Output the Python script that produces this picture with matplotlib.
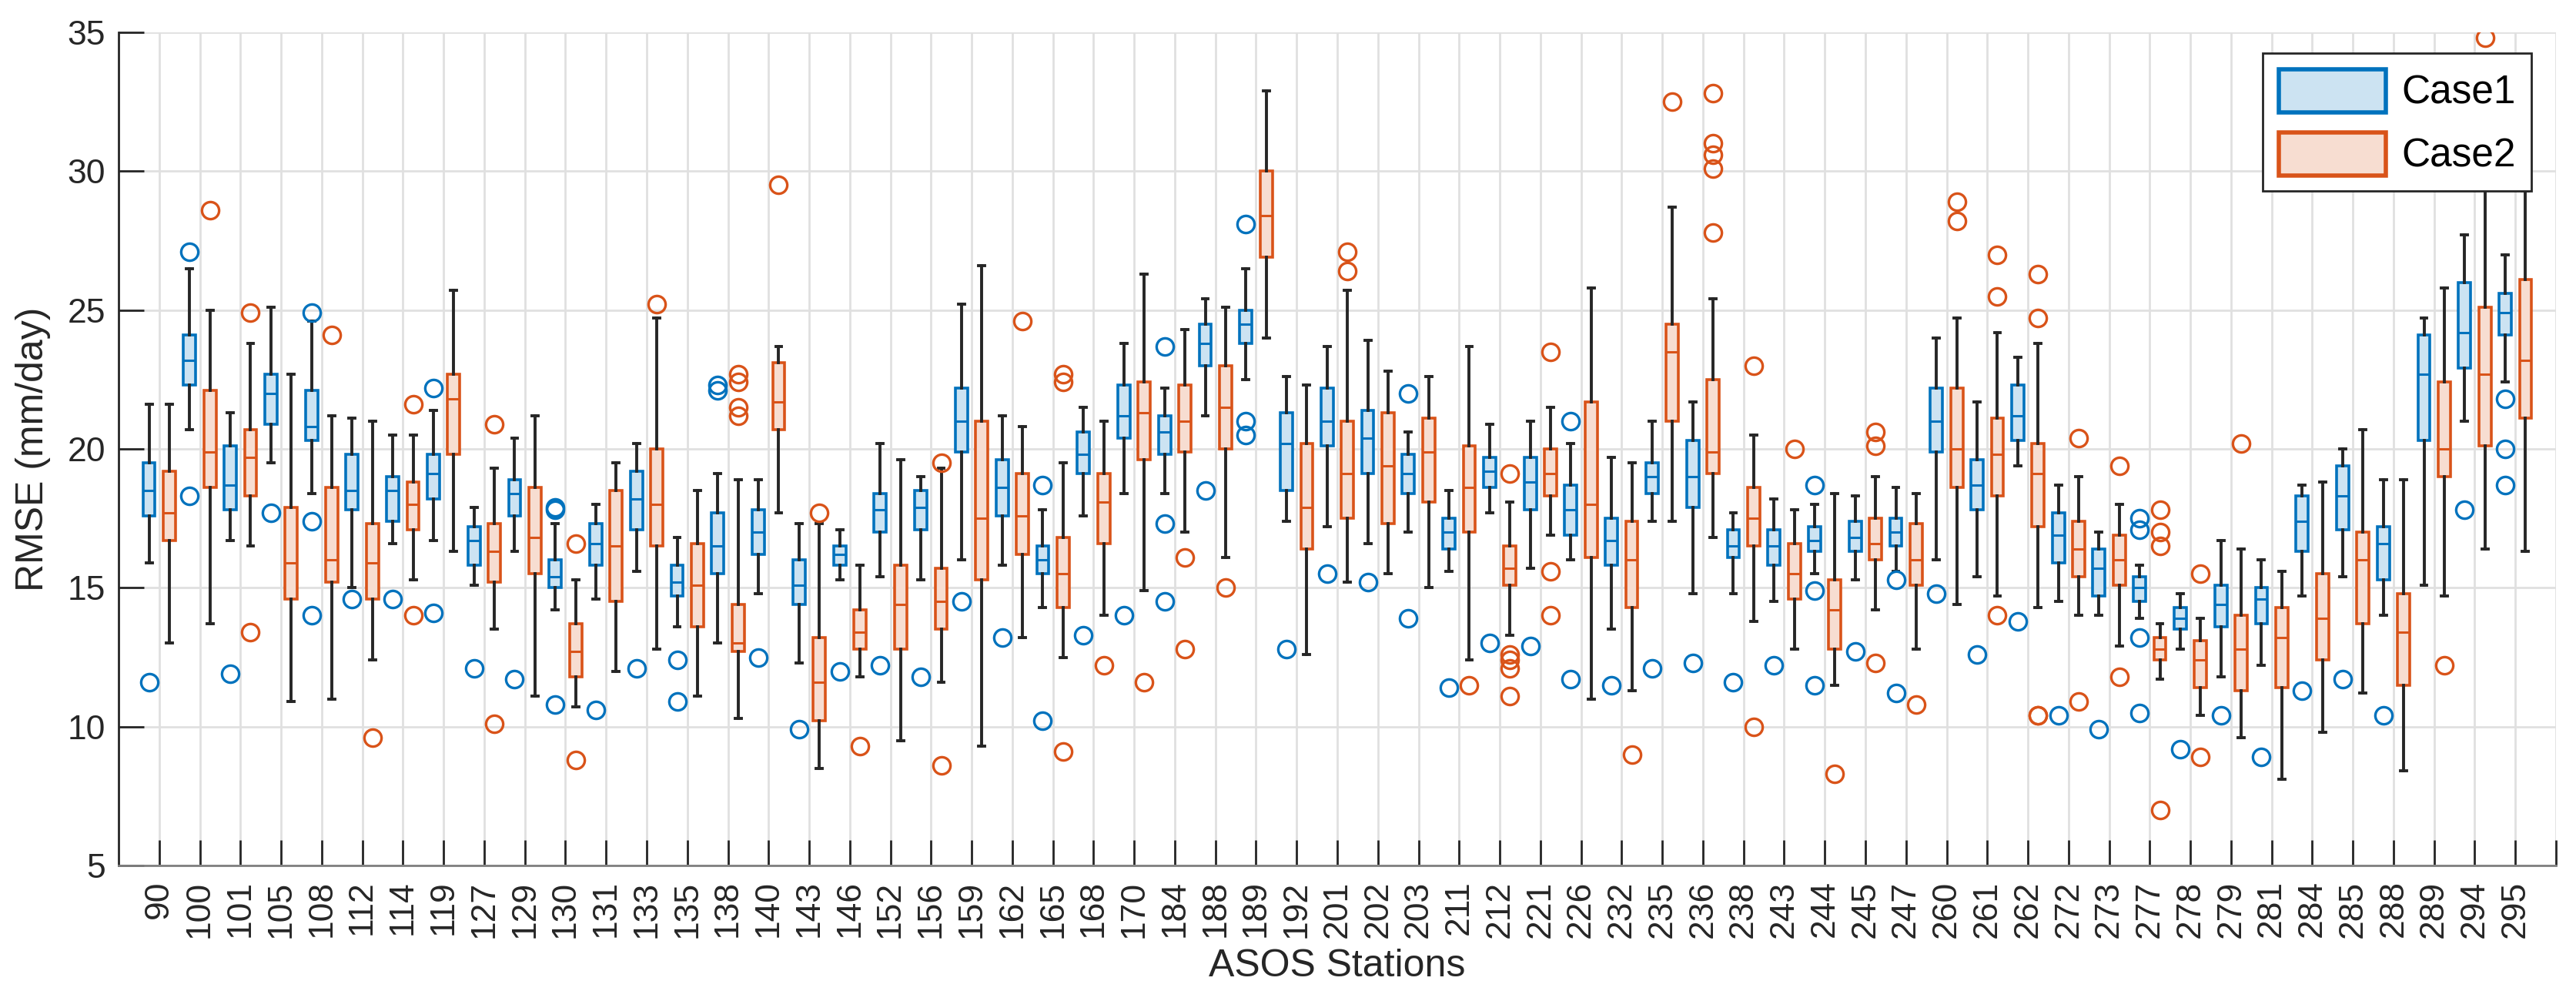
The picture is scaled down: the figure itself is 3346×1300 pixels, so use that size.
import numpy as np
import matplotlib
matplotlib.use("Agg")
import matplotlib.pyplot as plt
from matplotlib.patches import Patch

plt.rcParams['font.family'] = ['Liberation Sans', 'DejaVu Sans']

stations = ["90", "100", "101", "105", "108", "112", "114", "119", "127", "129",
            "130", "131", "133", "135", "138", "140", "143", "146", "152", "156",
            "159", "162", "165", "168", "170", "184", "188", "189", "192", "201",
            "202", "203", "211", "212", "221", "226", "232", "235", "236", "238",
            "243", "244", "245", "247", "260", "261", "262", "272", "273", "277",
            "278", "279", "281", "284", "285", "288", "289", "294", "295"]

# Case1 : whisker low, q1, median, q3, whisker high
case1_lo  = [15.9, 20.7, 16.7, 19.5, 18.4, 15.0, 16.6, 16.7, 15.1, 16.3,
             14.2, 14.6, 15.6, 13.6, 13.0, 14.8, 12.3, 15.3, 15.4, 15.3,
             16.0, 15.8, 14.3, 17.6, 18.4, 18.4, 21.2, 22.5, 17.4, 17.2,
             16.6, 17.0, 15.6, 17.7, 15.7, 16.0, 13.5, 17.4, 14.8, 14.8,
             14.5, 15.5, 15.3, 15.6, 16.0, 15.4, 19.4, 14.5, 14.0, 13.9,
             12.8, 11.8, 12.2, 14.7, 15.4, 14.0, 15.1, 21.0, 22.4]
case1_q1  = [17.6, 22.3, 17.8, 20.9, 20.3, 17.8, 17.4, 18.2, 15.8, 17.6,
             15.0, 15.8, 17.1, 14.7, 15.5, 16.2, 14.4, 15.8, 17.0, 17.1,
             19.9, 17.6, 15.5, 19.1, 20.4, 19.8, 23.0, 23.8, 18.5, 20.1,
             19.1, 18.4, 16.4, 18.6, 17.8, 16.9, 15.8, 18.4, 17.9, 16.1,
             15.8, 16.3, 16.3, 16.5, 19.9, 17.8, 20.3, 15.9, 14.7, 14.5,
             13.5, 13.6, 13.7, 16.3, 17.1, 15.3, 20.3, 22.9, 24.1]
case1_med = [18.5, 23.2, 18.7, 22.0, 20.8, 18.5, 18.5, 19.1, 16.7, 18.4,
             15.4, 16.6, 18.2, 15.2, 16.5, 17.0, 15.1, 16.2, 17.8, 17.9,
             21.0, 18.6, 16.0, 19.8, 21.2, 20.6, 23.8, 24.5, 20.2, 21.0,
             20.4, 19.1, 17.0, 19.2, 18.8, 17.8, 16.7, 19.0, 19.0, 16.5,
             16.5, 16.7, 16.8, 17.0, 21.0, 18.7, 21.2, 16.9, 15.7, 15.0,
             13.9, 14.4, 14.6, 17.4, 18.3, 16.6, 22.7, 24.2, 24.9]
case1_q3  = [19.5, 24.1, 20.1, 22.7, 22.1, 19.8, 19.0, 19.8, 17.2, 18.9,
             16.0, 17.3, 19.2, 15.8, 17.7, 17.8, 16.0, 16.5, 18.4, 18.5,
             22.2, 19.6, 16.5, 20.6, 22.3, 21.2, 24.5, 25.0, 21.3, 22.2,
             21.4, 19.8, 17.5, 19.7, 19.7, 18.7, 17.5, 19.5, 20.3, 17.1,
             17.1, 17.2, 17.4, 17.5, 22.2, 19.6, 22.3, 17.7, 16.4, 15.4,
             14.3, 15.1, 15.0, 18.3, 19.4, 17.2, 24.1, 26.0, 25.6]
case1_hi  = [21.6, 26.5, 21.3, 25.1, 24.6, 21.1, 20.5, 21.4, 17.9, 20.4,
             17.3, 18.0, 20.2, 16.8, 19.1, 18.9, 17.3, 17.1, 20.2, 19.0,
             25.2, 21.2, 17.8, 21.5, 23.8, 22.2, 25.4, 26.5, 22.6, 23.7,
             23.9, 20.6, 18.5, 20.9, 21.0, 20.2, 19.7, 21.0, 21.7, 17.7,
             18.2, 18.0, 18.3, 18.6, 24.0, 21.7, 23.3, 18.7, 17.0, 15.8,
             14.8, 16.7, 16.0, 18.7, 20.0, 18.9, 24.7, 27.7, 27.0]
case1_out = [[11.6], [27.1, 18.3], [11.9], [17.7], [24.9, 17.4, 14.0], [14.6], [14.6], [22.2, 14.1], [12.1], [11.7],
             [17.8, 17.9, 10.8], [10.6], [12.1], [12.4, 10.9], [22.3, 22.1], [12.5], [9.9], [12.0], [12.2], [11.8],
             [14.5], [13.2], [18.7, 10.2], [13.3], [14.0], [23.7, 17.3, 14.5], [18.5], [28.1, 21.0, 20.5], [12.8], [15.5],
             [15.2], [22.0, 13.9], [11.4], [13.0], [12.9], [21.0, 11.7], [11.5], [12.1], [12.3], [11.6],
             [12.2], [18.7, 14.9, 11.5], [12.7], [15.3, 11.2], [14.8], [12.6], [13.8], [10.4], [9.9], [17.5, 17.1, 13.2, 10.5],
             [9.2], [10.4], [8.9], [11.3], [11.7], [10.4], [], [17.8], [21.8, 20.0, 18.7]]

# Case2
case2_lo  = [13.0, 13.7, 16.5, 10.9, 11.0, 12.4, 15.3, 16.3, 13.5, 11.1,
             10.7, 12.0, 12.8, 11.1, 10.3, 17.7, 8.5, 11.8, 9.5, 11.6,
             9.3, 13.2, 12.5, 14.0, 14.9, 17.0, 16.1, 24.0, 12.6, 15.2,
             15.5, 15.0, 12.4, 13.3, 16.9, 11.0, 11.3, 17.4, 16.8, 13.8,
             12.8, 11.5, 14.2, 12.8, 14.4, 14.7, 14.3, 14.0, 12.9, 11.7,
             10.4, 9.6, 8.1, 9.8, 11.2, 8.4, 14.7, 16.4, 16.3]
case2_q1  = [16.7, 18.6, 18.3, 14.6, 15.2, 14.6, 17.1, 19.8, 15.2, 15.5,
             11.8, 14.5, 16.5, 13.6, 12.7, 20.7, 10.2, 12.8, 12.8, 13.5,
             15.3, 16.2, 14.3, 16.6, 19.6, 19.9, 20.0, 26.9, 16.4, 17.5,
             17.3, 18.1, 17.0, 15.1, 18.3, 16.1, 14.3, 21.0, 19.1, 16.5,
             14.6, 12.8, 16.0, 15.1, 18.6, 18.3, 17.2, 15.4, 15.1, 12.4,
             11.4, 11.3, 11.4, 12.4, 13.7, 11.5, 19.0, 20.1, 21.1]
case2_med = [17.7, 19.9, 19.7, 15.9, 16.0, 15.9, 18.0, 21.8, 16.3, 16.8,
             12.7, 16.5, 18.0, 15.1, 13.0, 21.7, 11.6, 13.4, 14.4, 14.5,
             17.5, 17.6, 15.5, 18.1, 21.3, 21.0, 21.5, 28.4, 17.9, 19.1,
             19.4, 19.9, 18.6, 15.7, 19.1, 18.0, 16.0, 23.5, 19.9, 17.5,
             15.5, 14.2, 16.6, 16.0, 20.0, 19.8, 19.1, 16.4, 16.0, 12.8,
             12.4, 12.8, 13.2, 13.9, 16.0, 13.4, 20.0, 22.7, 23.2]
case2_q3  = [19.2, 22.1, 20.7, 17.9, 18.6, 17.3, 18.8, 22.7, 17.3, 18.6,
             13.7, 18.5, 20.0, 16.6, 14.4, 23.1, 13.2, 14.2, 15.8, 15.7,
             21.0, 19.1, 16.8, 19.1, 22.4, 22.3, 23.0, 30.0, 20.2, 21.0,
             21.3, 21.1, 20.1, 16.5, 20.0, 21.7, 17.4, 24.5, 22.5, 18.6,
             16.6, 15.3, 17.5, 17.3, 22.2, 21.1, 20.2, 17.4, 16.9, 13.2,
             13.1, 14.0, 14.3, 15.5, 17.0, 14.8, 22.4, 25.1, 26.1]
case2_hi  = [21.6, 25.0, 23.8, 22.7, 21.2, 21.0, 20.5, 25.7, 19.3, 21.2,
             15.3, 19.5, 24.7, 18.5, 18.9, 23.7, 17.3, 15.8, 19.6, 19.3,
             26.6, 20.8, 19.5, 21.0, 26.3, 24.3, 25.1, 32.9, 22.3, 25.7,
             22.8, 22.6, 23.7, 18.1, 21.5, 25.8, 19.5, 28.7, 25.4, 20.5,
             17.8, 18.4, 19.0, 18.4, 24.7, 24.2, 23.8, 19.0, 18.0, 13.7,
             13.9, 16.4, 15.6, 18.8, 20.7, 18.9, 25.8, 31.0, 29.3]
case2_out = [[], [28.6], [24.9, 13.4], [], [24.1], [9.6], [21.6, 14.0], [], [20.9, 10.1], [],
             [16.6, 8.8], [], [25.2], [], [22.7, 22.4, 21.5, 21.2], [29.5], [17.7], [9.3], [], [19.5, 8.6],
             [], [24.6], [22.7, 22.4, 9.1], [12.2], [11.6], [16.1, 12.8], [15.0], [], [], [27.1, 26.4],
             [], [], [11.5], [19.1, 12.6, 12.4, 12.1, 11.1], [23.5, 15.6, 14.0], [], [9.0], [32.5], [32.8, 31.0, 30.6, 30.1, 27.8], [23.0, 10.0],
             [20.0], [8.3], [20.6, 20.1, 12.3], [10.8], [28.9, 28.2], [27.0, 25.5, 14.0], [26.3, 24.7, 10.4, 10.4], [20.4, 10.9], [19.4, 11.8], [17.8, 17.0, 16.5, 7.0],
             [15.5, 8.9], [20.2], [], [], [], [], [12.2], [34.8], []]


def make_stats(lo, q1, med, q3, hi, out):
    stats = []
    for i in range(len(lo)):
        stats.append({"whislo": lo[i], "q1": q1[i], "med": med[i], "q3": q3[i],
                      "whishi": hi[i], "fliers": out[i]})
    return stats


blue = "#0072BD"
blue_fill = "#CCE3F2"
red = "#D95319"
red_fill = "#F7DDD1"
dark = "#262626"

fig = plt.figure(figsize=(33.46, 13), dpi=100)
ax = fig.add_axes([154 / 3346, 176 / 1300, 3166 / 3346, 1082 / 1300])

x = np.arange(1, len(stations) + 1)


def draw(stats, pos, edge, fill):
    ax.bxp(stats, positions=pos, widths=0.3, patch_artist=True, showfliers=True,
           capwidths=0.15,
           boxprops=dict(facecolor=fill, edgecolor=edge, linewidth=2.6),
           medianprops=dict(color=edge, linewidth=2.2),
           whiskerprops=dict(color=dark, linewidth=2.8),
           capprops=dict(color=dark, linewidth=2.8),
           flierprops=dict(marker="o", markerfacecolor="none", markeredgecolor=edge,
                           markersize=16, markeredgewidth=2.4),
           manage_ticks=False)


# whiskers first, so the boxes sit on top of them
draw(make_stats(case1_lo, case1_q1, case1_med, case1_q3, case1_hi, case1_out), x - 0.25, blue, blue_fill)
draw(make_stats(case2_lo, case2_q1, case2_med, case2_q3, case2_hi, case2_out), x + 0.25, red, red_fill)

ax.set_xlim(0, len(stations) + 1)
ax.set_ylim(5, 35)
ax.set_xticks(list(x) + [len(stations) + 1])
ax.set_xticklabels(stations + [""], rotation=90)
ax.set_yticks(np.arange(5, 36, 5))
ax.tick_params(axis="both", direction="in", length=24, width=2, labelsize=32, colors=dark)
ax.tick_params(axis="x", pad=14)
ax.tick_params(axis="y", pad=12)
ax.grid(True, color="#E0E0E0", linewidth=2)
ax.set_axisbelow(True)
for s in ["top", "right"]:
    ax.spines[s].set_visible(False)
ax.spines["left"].set_color(dark)
ax.spines["bottom"].set_color("#7F7F7F")
for s in ["left", "bottom"]:
    ax.spines[s].set_linewidth(2)

ax.set_xlabel("ASOS Stations", fontsize=36, color=dark, labelpad=10)
ax.set_ylabel("RMSE (mm/day)", fontsize=36, color=dark, labelpad=16)

handles = [Patch(facecolor=blue_fill, edgecolor=blue, linewidth=4, label="Case1"),
           Patch(facecolor=red_fill, edgecolor=red, linewidth=4, label="Case2")]
leg = ax.legend(handles=handles, loc="upper right", bbox_to_anchor=(0.990, 0.975),
                borderaxespad=0, fontsize=37, handlelength=2.7, handleheight=1.3,
                handletextpad=0.4, fancybox=False, framealpha=1, edgecolor=dark)
leg.get_frame().set_linewidth(2)

fig.savefig("out.png", dpi=100)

AIM =
Each line from the top of the material through the line containing "from matplotlib.patches import Patch" should be reproduced exactly; please drop any images.

SOLUTION TO THE EXERCISE =
Output the Python script that produces this picture with matplotlib.
The picture is scaled down: the figure itself is 3346×1300 pixels, so use that size.
import numpy as np
import matplotlib
matplotlib.use("Agg")
import matplotlib.pyplot as plt
from matplotlib.patches import Patch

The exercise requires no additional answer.